Task to complete
Provide the number of lines containing the word "chart", and nothing else.

Collected material

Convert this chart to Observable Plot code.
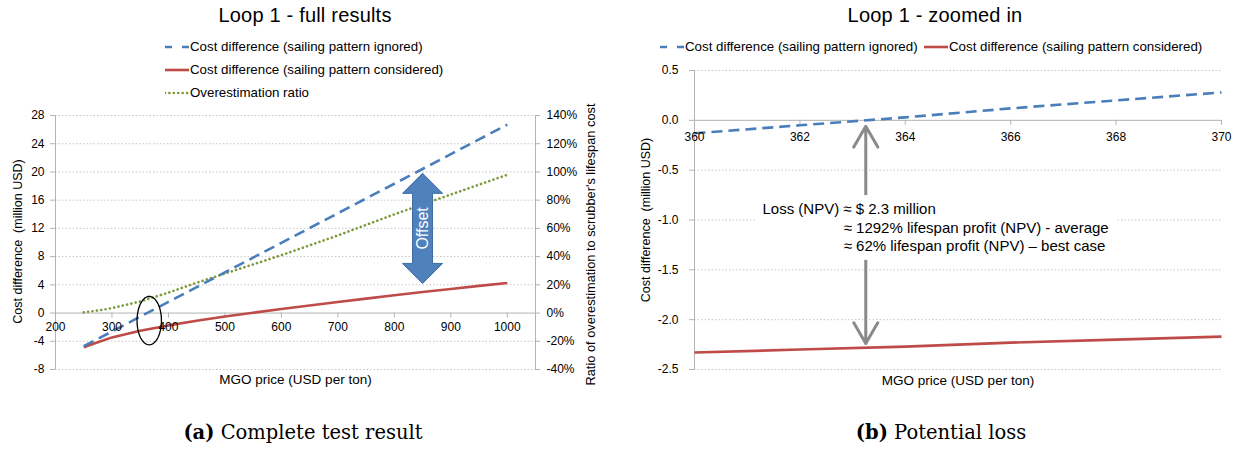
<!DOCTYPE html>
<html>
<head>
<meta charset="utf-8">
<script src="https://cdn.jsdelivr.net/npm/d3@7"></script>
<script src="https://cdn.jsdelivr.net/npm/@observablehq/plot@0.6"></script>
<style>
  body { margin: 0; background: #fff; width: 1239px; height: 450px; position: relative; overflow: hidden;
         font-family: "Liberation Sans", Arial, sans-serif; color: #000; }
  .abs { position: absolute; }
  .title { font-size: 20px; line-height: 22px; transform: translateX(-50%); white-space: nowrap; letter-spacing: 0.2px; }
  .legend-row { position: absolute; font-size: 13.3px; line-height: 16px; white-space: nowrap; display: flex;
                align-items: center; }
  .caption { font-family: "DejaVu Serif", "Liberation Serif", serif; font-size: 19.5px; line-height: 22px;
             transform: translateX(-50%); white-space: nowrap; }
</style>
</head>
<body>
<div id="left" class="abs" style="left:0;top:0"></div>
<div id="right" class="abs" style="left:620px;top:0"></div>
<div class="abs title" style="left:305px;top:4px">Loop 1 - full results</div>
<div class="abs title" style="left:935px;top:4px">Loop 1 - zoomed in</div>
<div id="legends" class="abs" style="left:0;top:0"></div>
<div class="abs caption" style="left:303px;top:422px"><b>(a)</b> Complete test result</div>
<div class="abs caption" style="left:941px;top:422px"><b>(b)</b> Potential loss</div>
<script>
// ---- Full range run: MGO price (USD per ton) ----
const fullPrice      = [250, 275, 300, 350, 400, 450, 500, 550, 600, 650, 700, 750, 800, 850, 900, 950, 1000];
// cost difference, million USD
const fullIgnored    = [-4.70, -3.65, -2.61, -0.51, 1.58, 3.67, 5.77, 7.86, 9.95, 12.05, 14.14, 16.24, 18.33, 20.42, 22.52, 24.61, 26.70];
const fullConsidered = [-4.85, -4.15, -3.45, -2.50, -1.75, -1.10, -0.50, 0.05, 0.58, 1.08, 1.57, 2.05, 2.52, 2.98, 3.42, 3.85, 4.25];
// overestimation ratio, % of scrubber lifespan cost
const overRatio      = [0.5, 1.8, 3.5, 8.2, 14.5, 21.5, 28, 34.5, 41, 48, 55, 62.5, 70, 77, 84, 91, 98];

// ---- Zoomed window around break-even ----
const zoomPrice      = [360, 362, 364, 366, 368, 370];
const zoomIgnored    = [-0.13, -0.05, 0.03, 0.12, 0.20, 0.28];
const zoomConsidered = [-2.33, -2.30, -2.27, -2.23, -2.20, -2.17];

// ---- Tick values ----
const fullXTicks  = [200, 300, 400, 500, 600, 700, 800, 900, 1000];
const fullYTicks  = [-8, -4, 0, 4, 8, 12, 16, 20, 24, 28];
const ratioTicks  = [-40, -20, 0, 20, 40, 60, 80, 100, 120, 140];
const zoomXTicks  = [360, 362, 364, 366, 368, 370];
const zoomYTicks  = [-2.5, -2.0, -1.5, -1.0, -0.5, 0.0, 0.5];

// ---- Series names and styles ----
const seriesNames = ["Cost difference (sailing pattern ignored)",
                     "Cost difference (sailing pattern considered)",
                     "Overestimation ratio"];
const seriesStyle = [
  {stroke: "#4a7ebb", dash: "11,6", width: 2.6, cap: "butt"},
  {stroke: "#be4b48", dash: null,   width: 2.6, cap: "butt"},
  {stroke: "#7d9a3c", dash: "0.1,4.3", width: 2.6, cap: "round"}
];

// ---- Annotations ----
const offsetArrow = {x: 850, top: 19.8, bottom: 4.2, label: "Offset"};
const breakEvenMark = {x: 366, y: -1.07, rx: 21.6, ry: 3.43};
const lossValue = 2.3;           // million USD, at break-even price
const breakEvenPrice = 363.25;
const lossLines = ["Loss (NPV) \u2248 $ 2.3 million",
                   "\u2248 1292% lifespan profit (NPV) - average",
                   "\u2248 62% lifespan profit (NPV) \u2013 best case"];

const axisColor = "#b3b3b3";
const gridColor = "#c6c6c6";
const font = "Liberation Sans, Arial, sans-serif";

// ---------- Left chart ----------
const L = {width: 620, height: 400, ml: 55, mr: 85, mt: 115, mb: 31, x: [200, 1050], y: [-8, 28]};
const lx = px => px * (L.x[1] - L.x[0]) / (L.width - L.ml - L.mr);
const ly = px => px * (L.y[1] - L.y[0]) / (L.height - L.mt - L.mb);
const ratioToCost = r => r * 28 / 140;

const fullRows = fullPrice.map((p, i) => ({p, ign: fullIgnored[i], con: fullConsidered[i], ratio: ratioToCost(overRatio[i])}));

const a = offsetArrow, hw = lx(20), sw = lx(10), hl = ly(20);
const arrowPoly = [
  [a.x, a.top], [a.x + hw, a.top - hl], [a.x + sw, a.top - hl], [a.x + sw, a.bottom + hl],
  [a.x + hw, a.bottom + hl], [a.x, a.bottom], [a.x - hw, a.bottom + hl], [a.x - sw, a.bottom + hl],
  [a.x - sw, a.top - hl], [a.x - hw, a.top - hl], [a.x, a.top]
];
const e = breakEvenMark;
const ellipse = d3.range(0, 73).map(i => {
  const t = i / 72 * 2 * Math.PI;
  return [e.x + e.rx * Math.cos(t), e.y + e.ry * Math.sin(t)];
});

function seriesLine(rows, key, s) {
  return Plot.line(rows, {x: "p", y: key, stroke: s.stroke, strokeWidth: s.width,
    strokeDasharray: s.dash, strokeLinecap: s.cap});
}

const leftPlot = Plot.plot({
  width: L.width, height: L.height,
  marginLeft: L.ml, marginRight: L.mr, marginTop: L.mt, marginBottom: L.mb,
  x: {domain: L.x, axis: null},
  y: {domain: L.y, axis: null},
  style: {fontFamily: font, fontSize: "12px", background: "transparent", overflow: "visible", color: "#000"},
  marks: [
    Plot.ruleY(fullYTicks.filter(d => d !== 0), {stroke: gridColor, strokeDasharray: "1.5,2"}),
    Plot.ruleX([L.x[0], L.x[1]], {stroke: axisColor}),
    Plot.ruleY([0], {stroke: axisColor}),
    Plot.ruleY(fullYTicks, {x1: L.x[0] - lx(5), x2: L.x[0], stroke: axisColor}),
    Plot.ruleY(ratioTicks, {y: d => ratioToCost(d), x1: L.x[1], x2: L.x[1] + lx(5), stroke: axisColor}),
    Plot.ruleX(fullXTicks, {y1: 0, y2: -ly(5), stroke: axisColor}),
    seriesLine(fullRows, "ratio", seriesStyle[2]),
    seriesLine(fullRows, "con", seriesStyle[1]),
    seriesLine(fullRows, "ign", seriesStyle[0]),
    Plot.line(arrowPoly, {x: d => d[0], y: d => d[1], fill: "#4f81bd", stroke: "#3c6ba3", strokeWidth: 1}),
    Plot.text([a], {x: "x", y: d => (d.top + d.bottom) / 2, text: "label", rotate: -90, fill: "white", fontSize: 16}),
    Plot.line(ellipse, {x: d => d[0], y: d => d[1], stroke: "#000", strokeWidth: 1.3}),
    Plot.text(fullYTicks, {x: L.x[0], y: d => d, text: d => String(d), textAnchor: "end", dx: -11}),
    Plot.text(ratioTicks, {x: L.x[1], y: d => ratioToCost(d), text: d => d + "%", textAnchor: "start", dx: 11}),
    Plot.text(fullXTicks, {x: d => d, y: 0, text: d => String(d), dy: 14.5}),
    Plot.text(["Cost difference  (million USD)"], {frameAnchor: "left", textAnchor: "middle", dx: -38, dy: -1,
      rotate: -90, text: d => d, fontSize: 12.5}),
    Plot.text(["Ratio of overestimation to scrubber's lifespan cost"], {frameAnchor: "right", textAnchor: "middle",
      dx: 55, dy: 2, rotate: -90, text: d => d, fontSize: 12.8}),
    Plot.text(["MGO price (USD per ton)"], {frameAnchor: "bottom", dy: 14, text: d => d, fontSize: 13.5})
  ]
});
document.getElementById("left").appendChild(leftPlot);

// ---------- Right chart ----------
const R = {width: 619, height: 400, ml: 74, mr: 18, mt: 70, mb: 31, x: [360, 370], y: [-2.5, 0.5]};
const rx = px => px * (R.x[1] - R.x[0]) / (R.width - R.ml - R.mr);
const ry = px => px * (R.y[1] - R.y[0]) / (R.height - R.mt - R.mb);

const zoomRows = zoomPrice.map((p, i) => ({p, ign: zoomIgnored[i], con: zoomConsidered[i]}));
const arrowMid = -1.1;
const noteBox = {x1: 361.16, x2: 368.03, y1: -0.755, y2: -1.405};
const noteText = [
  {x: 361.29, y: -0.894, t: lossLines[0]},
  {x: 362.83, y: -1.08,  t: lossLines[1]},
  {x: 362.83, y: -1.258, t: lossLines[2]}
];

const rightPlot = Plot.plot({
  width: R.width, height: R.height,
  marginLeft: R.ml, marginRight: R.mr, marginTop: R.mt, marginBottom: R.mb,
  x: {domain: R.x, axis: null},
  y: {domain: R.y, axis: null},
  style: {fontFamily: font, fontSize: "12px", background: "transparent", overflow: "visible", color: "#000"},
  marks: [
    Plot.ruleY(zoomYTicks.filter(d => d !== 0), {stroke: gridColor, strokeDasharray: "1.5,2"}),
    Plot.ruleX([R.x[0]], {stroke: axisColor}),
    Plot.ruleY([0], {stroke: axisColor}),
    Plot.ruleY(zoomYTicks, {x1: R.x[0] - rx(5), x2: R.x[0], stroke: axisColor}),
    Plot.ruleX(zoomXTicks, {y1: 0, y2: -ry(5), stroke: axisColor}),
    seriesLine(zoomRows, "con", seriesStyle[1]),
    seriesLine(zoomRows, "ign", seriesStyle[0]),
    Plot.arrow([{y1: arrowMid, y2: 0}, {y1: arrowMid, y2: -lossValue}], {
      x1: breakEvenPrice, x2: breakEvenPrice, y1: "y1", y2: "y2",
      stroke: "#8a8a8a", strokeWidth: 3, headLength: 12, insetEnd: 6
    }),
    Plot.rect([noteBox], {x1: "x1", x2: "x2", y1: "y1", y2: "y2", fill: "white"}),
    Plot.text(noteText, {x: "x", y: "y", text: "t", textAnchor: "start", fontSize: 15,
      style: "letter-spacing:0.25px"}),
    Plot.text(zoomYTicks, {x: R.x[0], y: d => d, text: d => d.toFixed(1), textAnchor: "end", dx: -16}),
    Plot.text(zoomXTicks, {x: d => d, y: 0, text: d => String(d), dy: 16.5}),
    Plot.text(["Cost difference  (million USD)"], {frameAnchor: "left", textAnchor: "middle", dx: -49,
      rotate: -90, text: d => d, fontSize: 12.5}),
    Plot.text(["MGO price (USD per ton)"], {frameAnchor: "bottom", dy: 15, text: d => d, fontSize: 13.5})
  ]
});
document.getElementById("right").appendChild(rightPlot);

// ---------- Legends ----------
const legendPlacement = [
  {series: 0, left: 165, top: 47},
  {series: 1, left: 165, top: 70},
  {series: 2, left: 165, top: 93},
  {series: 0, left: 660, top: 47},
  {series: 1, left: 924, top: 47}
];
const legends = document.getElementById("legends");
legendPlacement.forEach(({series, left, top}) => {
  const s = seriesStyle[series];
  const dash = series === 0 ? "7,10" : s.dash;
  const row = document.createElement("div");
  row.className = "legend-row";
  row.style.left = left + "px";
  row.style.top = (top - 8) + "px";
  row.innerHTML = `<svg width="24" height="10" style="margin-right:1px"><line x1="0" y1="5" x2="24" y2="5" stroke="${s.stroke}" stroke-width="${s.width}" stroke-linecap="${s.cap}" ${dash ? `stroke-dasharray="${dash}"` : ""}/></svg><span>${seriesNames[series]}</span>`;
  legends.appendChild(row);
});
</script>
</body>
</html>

Task solution
3